Mr. Tyler's introduction to historic preservation is a quick review of the earliest motivations to preserve. Presenting the classically conflicted ideas of John Ruskin and Viollet le Duc prepares the reader to digest some of the more nonchalant approaches to preservation. Once surveyed, Tyler quickly turns to equipping us with all the content and contextual knowledge to recognize the depths of the built environment. A chronological explanation of the major architectural styles along with simple line illustrations helps to focus the reader's interest in a concise way. This historic architectural reference is integrated directly into the ethical basis of why and the legal backbone of how preservation legislation has evolved. Thus, the important emphasis on an asset's significance and integrity is well examined and driven home

Once past the shallows of basic knowledge Mr. Tyler circles back to examine the intricate sees of historic individual and district designations. This expands into the reasoning behind municipal land use law and it's application. It is now time to load up on the tools and techniques of modern preservation. Simplifying the different approaches in rehabilitation, restoration conservation and reconstruction leads seamlessly to all of the fun parts of research and documentation of assets. The author's detail on basic building systems is masterful. Throughout these sections is a careful balance struck between such diverse areas as describing a Historic Structure Reports and addressing life / safety issues.

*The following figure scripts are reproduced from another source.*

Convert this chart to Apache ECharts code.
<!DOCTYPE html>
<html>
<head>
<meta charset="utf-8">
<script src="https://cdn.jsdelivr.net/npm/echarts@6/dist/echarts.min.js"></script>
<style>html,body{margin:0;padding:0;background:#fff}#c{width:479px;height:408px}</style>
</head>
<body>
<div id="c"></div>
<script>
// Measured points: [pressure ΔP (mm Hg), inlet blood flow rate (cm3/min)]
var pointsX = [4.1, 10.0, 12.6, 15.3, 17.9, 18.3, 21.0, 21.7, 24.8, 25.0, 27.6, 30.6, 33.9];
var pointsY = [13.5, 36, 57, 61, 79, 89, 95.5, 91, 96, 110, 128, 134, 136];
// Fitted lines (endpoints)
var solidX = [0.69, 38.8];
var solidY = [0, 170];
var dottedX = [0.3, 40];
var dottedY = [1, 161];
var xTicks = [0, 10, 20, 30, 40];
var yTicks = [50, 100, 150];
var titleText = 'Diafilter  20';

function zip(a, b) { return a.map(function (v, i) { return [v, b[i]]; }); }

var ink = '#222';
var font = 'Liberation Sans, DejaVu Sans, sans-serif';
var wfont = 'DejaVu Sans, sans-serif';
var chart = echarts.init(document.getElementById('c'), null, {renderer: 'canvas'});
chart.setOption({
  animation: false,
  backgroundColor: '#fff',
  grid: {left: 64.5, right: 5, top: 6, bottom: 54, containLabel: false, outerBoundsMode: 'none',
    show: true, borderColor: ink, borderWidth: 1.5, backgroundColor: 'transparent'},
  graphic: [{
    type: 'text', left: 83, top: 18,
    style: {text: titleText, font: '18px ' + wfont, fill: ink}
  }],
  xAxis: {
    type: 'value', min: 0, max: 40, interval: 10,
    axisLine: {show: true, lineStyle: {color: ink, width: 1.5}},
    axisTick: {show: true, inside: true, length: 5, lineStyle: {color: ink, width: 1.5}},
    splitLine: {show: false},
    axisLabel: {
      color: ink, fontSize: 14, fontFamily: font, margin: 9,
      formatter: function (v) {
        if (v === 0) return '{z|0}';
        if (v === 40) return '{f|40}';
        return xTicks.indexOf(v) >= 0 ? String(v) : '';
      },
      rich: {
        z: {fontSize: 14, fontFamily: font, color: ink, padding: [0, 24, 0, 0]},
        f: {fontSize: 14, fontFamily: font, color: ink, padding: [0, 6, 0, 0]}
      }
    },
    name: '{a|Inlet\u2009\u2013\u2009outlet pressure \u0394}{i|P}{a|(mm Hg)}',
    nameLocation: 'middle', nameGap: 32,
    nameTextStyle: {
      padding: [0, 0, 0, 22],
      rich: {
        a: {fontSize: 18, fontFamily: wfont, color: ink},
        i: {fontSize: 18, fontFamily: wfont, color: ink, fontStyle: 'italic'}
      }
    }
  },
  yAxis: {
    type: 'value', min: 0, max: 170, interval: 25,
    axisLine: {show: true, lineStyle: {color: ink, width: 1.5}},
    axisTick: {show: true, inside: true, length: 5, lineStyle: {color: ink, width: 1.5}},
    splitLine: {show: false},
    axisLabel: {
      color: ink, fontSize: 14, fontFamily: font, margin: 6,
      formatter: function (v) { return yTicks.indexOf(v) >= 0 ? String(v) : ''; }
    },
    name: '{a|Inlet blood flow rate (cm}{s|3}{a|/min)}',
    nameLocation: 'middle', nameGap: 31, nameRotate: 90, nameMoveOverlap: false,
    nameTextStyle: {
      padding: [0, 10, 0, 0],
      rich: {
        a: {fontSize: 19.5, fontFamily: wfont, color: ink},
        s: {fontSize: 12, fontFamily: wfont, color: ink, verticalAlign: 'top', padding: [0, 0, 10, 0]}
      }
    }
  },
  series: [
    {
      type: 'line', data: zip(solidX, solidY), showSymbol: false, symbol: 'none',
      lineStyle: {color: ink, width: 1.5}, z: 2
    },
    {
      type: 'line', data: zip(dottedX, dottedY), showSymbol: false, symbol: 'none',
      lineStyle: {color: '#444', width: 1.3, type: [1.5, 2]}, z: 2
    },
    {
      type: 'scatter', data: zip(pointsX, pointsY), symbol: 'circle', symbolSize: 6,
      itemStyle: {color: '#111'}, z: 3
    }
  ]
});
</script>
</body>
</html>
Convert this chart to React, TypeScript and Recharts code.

But without an economically secure future how can a structure survive the rapids of change? Mr. Tyler's answer begins with a fresh look at Donovan Rypkema's landmark report on the benefits of preservation. Realistic considerations of a structure's financial viability lead into the surprisingly clear waters of easements, tax considerations, and financial analysis. Even the pro forma spread sheet example invites a try.

Since a reader has come this far, the next step is advocacy, fundraising and assistance with local government and municipal planning integration. Preservation planning through Downtown Management, Master Plan review and zoning are explained in a general way so to invite a local conception. This 2009 edition also reflects an up to date, smart discussion on sustainability, greenability and active heritage tourism.

Historic Preservation is one of the finest guides to the dynamic study of modern preservation. It should be considered for any course work or library collection on the subject.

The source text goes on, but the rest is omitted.